Your docker-compose.yml content

version: "3.8"
name: immich

services:
  webui:
    image: nginx:latest
    container_name: webui
    networks:
      - internal
    volumes:
      - /docker/nginx/:/etc/nginx/
      - /docker/certs:/certs
    ports:
      - 80:80
      - 443:443
    depends_on:
      - immich-server
    restart: unless-stopped
  portainer:
    image: portainer/agent:latest
    container_name: portainer
    networks:
      - internal
    ports:
      - 9001:9001
    volumes:
      - /var/run/docker.sock:/var/run/docker.sock:ro
      - /var/lib/docker/volumes:/var/lib/docker/volumes
    restart: always
  immich-server:
    container_name: immich_server
    image: ghcr.io/immich-app/immich-server:${IMMICH_VERSION:-release}
    networks:
      - internal
    command: [ "start.sh", "immich" ]
    volumes:
      - media:/usr/src/app/upload
      - /etc/localtime:/etc/localtime:ro
    env_file:
      - .env
    depends_on:
      - redis
      - database
    restart: unless-stopped

  immich-microservices:
    container_name: immich_microservices
    image: ghcr.io/immich-app/immich-server:${IMMICH_VERSION:-release}
    networks:
      - internal
    command: [ "start.sh", "microservices" ]
    volumes:
      - media:/usr/src/app/upload
      - /etc/localtime:/etc/localtime:ro
    env_file:
      - .env
    depends_on:
      - redis
      - database
    restart: unless-stopped

  immich-machine-learning:
    container_name: immich_machine_learning
    image: ghcr.io/immich-app/immich-machine-learning:${IMMICH_VERSION:-release}
    networks:
      - internal
    volumes:
      - model-cache:/cache
    env_file:
      - .env
    restart: unless-stopped

  redis:
    container_name: immich_redis
    image: redis:6.2-alpine@sha256:b6124ab2e45cc332e16398022a411d7e37181f21ff7874835e0180f56a09e82a
    networks:
      - internal
    restart: unless-stopped

  database:
    container_name: immich_postgres
    image: tensorchord/pgvecto-rs:pg14-v0.1.11@sha256:0335a1a22f8c5dd1b697f14f079934f5152eaaa216c09b61e293be285491f8ee
    networks:
      - internal
    env_file:
      - .env
    environment:
      POSTGRES_PASSWORD: ${DB_PASSWORD}
      POSTGRES_USER: ${DB_USERNAME}
      POSTGRES_DB: ${DB_DATABASE_NAME}
    volumes:
      - pgdata:/var/lib/postgresql/data
    restart: unless-stopped

volumes:
  pgdata:
  model-cache:
  media:
    driver_opts:
      type: cifs
      o: *redacted*
      device: *redacted*
networks:
  internal:
    name: internal
    driver: bridge

Your .env content

IMMICH_VERSION=release

DB_PASSWORD=*redacted*

DB_HOSTNAME=immich_postgres
DB_USERNAME=postgres
DB_DATABASE_NAME=immich

REDIS_HOSTNAME=immich_redis

Reproduction steps

Unknown.  

Additional information

Outside of the initial setup / configuration, nothing has been changed on the server.
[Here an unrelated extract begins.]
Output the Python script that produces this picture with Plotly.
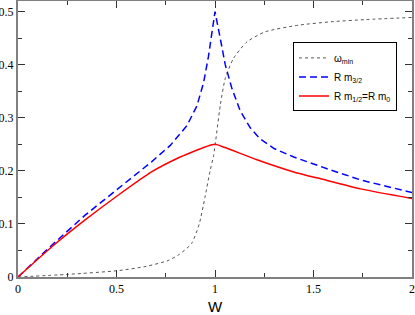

The first backup from my phone was successful and the face recognition worked (~280 photos).

I then had a 2nd user begin to upload their photos from their phone and that also appeared to be successful (~200 photos).

I then began to move my photos from Google to Immich (~800 photos) and that's where it appears to have stopped. These photos were uploaded using the CLI tool following most of the discussion here: https://github.com/immich-app/immich/discussions/1340 , with modifications to use the new version of the CLI tool instead.

Trying to run the facial recognition job from the admin page tries to queue up about 500 or so images every time. That number quickly drops to 0, but restarting the job starts back at approximately 500 again. Checking the logs show the original error from above.

marsara9 commented 9 months ago

I ended up rebuilding the server from scratch and I haven't run into the issue since. So closing this assuming it was fixed with the latest update.